プロ野球のレギュラーシーズンも終わり、来シーズンに向けての動きも活発になる時期となってきた。10月26日にはドラフト会議も開催されるが、オフに行われるもう一つ大きなイベントが昨年スタートした現役ドラフトである。第1回の現役ドラフトでは12人の選手が移籍となり、その中から細川成也(DeNA→中日)、大竹耕太郎(ソフトバンク→阪神)が大ブレイクした。2人とも元の所属球団に残っていればこれだけの活躍を見せた可能性は低く、大きな成果と言えるだろう。
ただ一方で課題が見えたことも確かである。前年34試合に登板するなど中継ぎの一角として結果を残した古川侑利(日本ハム→ソフトバンク)は移籍したことによって逆に一軍の出場機会が減少。正隨優弥(広島→楽天)も二軍で打率.280、OPS.826と結果を残しながらも一軍ではわずか1試合の出場に終わっている。彼らにとっては移籍先がマッチしていなかったという印象は否めない。また成田翔(ロッテ→ヤクルト)、笠原祥太郎(中日→DeNA)、渡辺大樹(ヤクルト→オリックス)の3人は球団から来季の契約を結ばないと通達され、わずか1年でチームを去ることになっている。もちろん結果が全ての世界であるため、成績を残せなければユニフォームを脱ぐというのは当然ではあるものの、出場機会が少ない中堅選手の移籍活性化と飼い殺しを防ぐという狙いから考えると、改善の余地があることは間違いないだろう。

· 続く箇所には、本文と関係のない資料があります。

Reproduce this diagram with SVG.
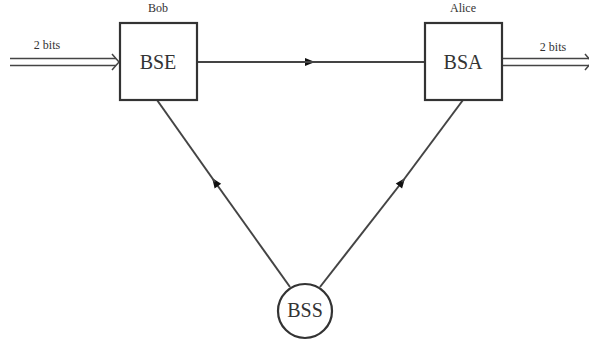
<svg xmlns="http://www.w3.org/2000/svg" width="589" height="347" viewBox="0 0 589 347">
<style>
.box{fill:#fff;stroke:#333;stroke-width:2.2}
.ln{stroke:#444;stroke-width:2;fill:none}
.dbl{stroke:#444;stroke-width:1.5;fill:none}
.big{font-family:"Liberation Serif","Times New Roman",serif;font-size:20px;fill:#333;text-anchor:middle}
.sm{font-family:"Liberation Serif","Times New Roman",serif;font-size:12px;fill:#333;text-anchor:middle}
</style>
<defs>
<marker id="ah" viewBox="0 0 10 10" refX="5" refY="5" markerWidth="11" markerHeight="10" markerUnits="userSpaceOnUse" orient="auto">
<path d="M0,1 L10,5 L0,9 z" fill="#111"/>
</marker>
</defs>
<rect width="589" height="347" fill="#fff"/>
<g id="connectors">
<path class="ln" d="M197,62 L310,62" marker-end="url(#ah)"/>
<path class="ln" d="M305,62 L425,62"/>
<path class="ln" d="M290,287 L215,182" marker-end="url(#ah)"/>
<path class="ln" d="M215,182 L157,100"/>
<path class="ln" d="M320,287 L402,182" marker-end="url(#ah)"/>
<path class="ln" d="M402,182 L463,100"/>
<g id="in-arrow">
<path class="dbl" d="M10,58.5 L116,58.5 M10,65.5 L116,65.5"/>
<path class="dbl" d="M112,54 L119,62 L112,70"/>
<text class="sm" x="47" y="49">2 bits</text>
</g>
<g id="out-arrow">
<path class="dbl" d="M503,58.5 L589,58.5 M503,65.5 L589,65.5"/>
<path class="dbl" d="M585,54 L592,62 L585,70"/>
<text class="sm" x="553" y="51">2 bits</text>
</g>
</g>
<g id="BSE">
<rect class="box" x="120" y="23" width="77" height="77"/>
<text class="big" x="158" y="69">BSE</text>
<text class="sm" x="158" y="12">Bob</text>
</g>
<g id="BSA">
<rect class="box" x="425" y="23" width="77" height="77"/>
<text class="big" x="463" y="69">BSA</text>
<text class="sm" x="463" y="12">Alice</text>
</g>
<g id="BSS">
<circle class="box" cx="305" cy="311" r="27" stroke-width="1.6"/>
<text class="big" x="305" y="317" font-size="16">BSS</text>
</g>
</svg>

まず大きな問題点と考えられるのが対象となる選手の少なさだ。現行のルールでは指名対象の選手として各球団2名以上の支配下登録選手の名簿を提出し、各球団最低1名の選手を指名しなければならないとあるが、このやり方だとどうしてもどの球団も選手を出し渋る傾向が強くなる。それを防ぐために指名前に12球団が獲得したい選手を1人ずつ挙げ、最も人気が高かった選手の所属球団が最初の指名権を得るという仕組みにはなっているものの、力のある選手を放出する動機づけとしては弱い印象を受ける。昨年移籍した12人の選手のうち、既に3人が自由契約となっているのを見ても、対象選手の中に本当に欲しいと感じる選手が少なかったと言えるだろう。